Directive:
Retype the lines beneath this one, from the first through the line containing "var width = 495, height = 400". Pictures are left out.
========
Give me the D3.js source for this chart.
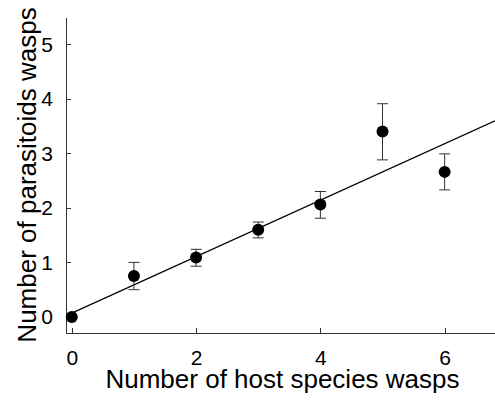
<!DOCTYPE html>
<meta charset="utf-8">
<style>
  body { margin: 0; background: #fff; }
  text { font-family: "Liberation Sans", Arial, sans-serif; fill: #000; }
  .axis path, .axis line { stroke: #333; stroke-width: 1px; shape-rendering: crispEdges; }
  .axis text { font-size: 21px; }
  .title { font-size: 26px; }
  .err { stroke: #333; stroke-width: 1px; fill: none; }
  .fit { stroke: #000; stroke-width: 1.2px; fill: none; }
</style>
<script src="https://d3js.org/d3.v7.min.js"></script>
<div id="chart"></div>
<script>
  // data
  var hosts = [0, 1, 2, 3, 4, 5, 6]
  var parasitoids = [0, 0.75, 1.09, 1.60, 2.06, 3.40, 2.66]
  var errLow = [0, 0.50, 0.93, 1.45, 1.81, 2.88, 2.33]
  var errHigh = [0, 1.00, 1.24, 1.74, 2.30, 3.91, 2.99]
  var xTicks = [0, 2, 4, 6]
  var yTicks = [0, 1, 2, 3, 4, 5]
  var fitIntercept = 0.07, fitSlope = 0.518

  var width = 495, height = 400

  var svg = d3.select("#chart")
    .append("svg")
      .attr("width", width)
      .attr("height", height)

  var x = d3.scaleLinear()
    .domain([-0.093, 6.81])
    .range([66, 495])

  var y = d3.scaleLinear()
    .domain([-0.3, 5.5])
    .range([333.3, 17])

  svg.append("g")
    .attr("class", "axis")
    .attr("transform", "translate(66,0)")
    .call(d3.axisLeft(y).tickValues(yTicks).tickFormat(d3.format("d"))
      .tickSize(-5).tickSizeOuter(0).tickPadding(13))

  svg.append("g")
    .attr("class", "axis")
    .attr("transform", "translate(0,333.3)")
    .call(d3.axisBottom(x).tickValues(xTicks).tickFormat(d3.format("d"))
      .tickSize(-5).tickSizeOuter(0).tickPadding(17))

  // regression line
  var xEnd = x.domain()[1]
  svg.append("line")
    .attr("class", "fit")
    .attr("x1", x(0))
    .attr("y1", y(fitIntercept))
    .attr("x2", x(xEnd))
    .attr("y2", y(fitIntercept + fitSlope * xEnd))

  var data = hosts.map(function(h, i) {
    return {x: h, y: parasitoids[i], lo: errLow[i], hi: errHigh[i]}
  })

  var bars = svg.append("g")
    .selectAll("g")
    .data(data.filter(function(d) { return d.hi > d.lo }))
    .enter().append("g")
      .attr("class", "err")

  bars.append("line")
    .attr("x1", function(d) { return x(d.x) })
    .attr("x2", function(d) { return x(d.x) })
    .attr("y1", function(d) { return y(d.lo) })
    .attr("y2", function(d) { return y(d.hi) })
  bars.append("line")
    .attr("x1", function(d) { return x(d.x) - 5.5 })
    .attr("x2", function(d) { return x(d.x) + 5.5 })
    .attr("y1", function(d) { return y(d.hi) })
    .attr("y2", function(d) { return y(d.hi) })
  bars.append("line")
    .attr("x1", function(d) { return x(d.x) - 5.5 })
    .attr("x2", function(d) { return x(d.x) + 5.5 })
    .attr("y1", function(d) { return y(d.lo) })
    .attr("y2", function(d) { return y(d.lo) })

  svg.append("g")
    .selectAll("circle")
    .data(data)
    .enter().append("circle")
      .attr("cx", function(d) { return x(d.x) })
      .attr("cy", function(d) { return y(d.y) })
      .attr("r", 6)
      .attr("fill", "#000")

  svg.append("text")
    .attr("class", "title")
    .attr("x", 282.5)
    .attr("y", 388)
    .attr("text-anchor", "middle")
    .text("Number of host species wasps")

  svg.append("text")
    .attr("class", "title")
    .attr("transform", "translate(36,175) rotate(-90)")
    .attr("text-anchor", "middle")
    .text("Number of parasitoids wasps")
</script>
========
Answer for the task:
Give me the D3.js source for this chart.
<!DOCTYPE html>
<meta charset="utf-8">
<style>
  body { margin: 0; background: #fff; }
  text { font-family: "Liberation Sans", Arial, sans-serif; fill: #000; }
  .axis path, .axis line { stroke: #333; stroke-width: 1px; shape-rendering: crispEdges; }
  .axis text { font-size: 21px; }
  .title { font-size: 26px; }
  .err { stroke: #333; stroke-width: 1px; fill: none; }
  .fit { stroke: #000; stroke-width: 1.2px; fill: none; }
</style>
<script src="https://d3js.org/d3.v7.min.js"></script>
<div id="chart"></div>
<script>
  // data
  var hosts = [0, 1, 2, 3, 4, 5, 6]
  var parasitoids = [0, 0.75, 1.09, 1.60, 2.06, 3.40, 2.66]
  var errLow = [0, 0.50, 0.93, 1.45, 1.81, 2.88, 2.33]
  var errHigh = [0, 1.00, 1.24, 1.74, 2.30, 3.91, 2.99]
  var xTicks = [0, 2, 4, 6]
  var yTicks = [0, 1, 2, 3, 4, 5]
  var fitIntercept = 0.07, fitSlope = 0.518

  var width = 495, height = 400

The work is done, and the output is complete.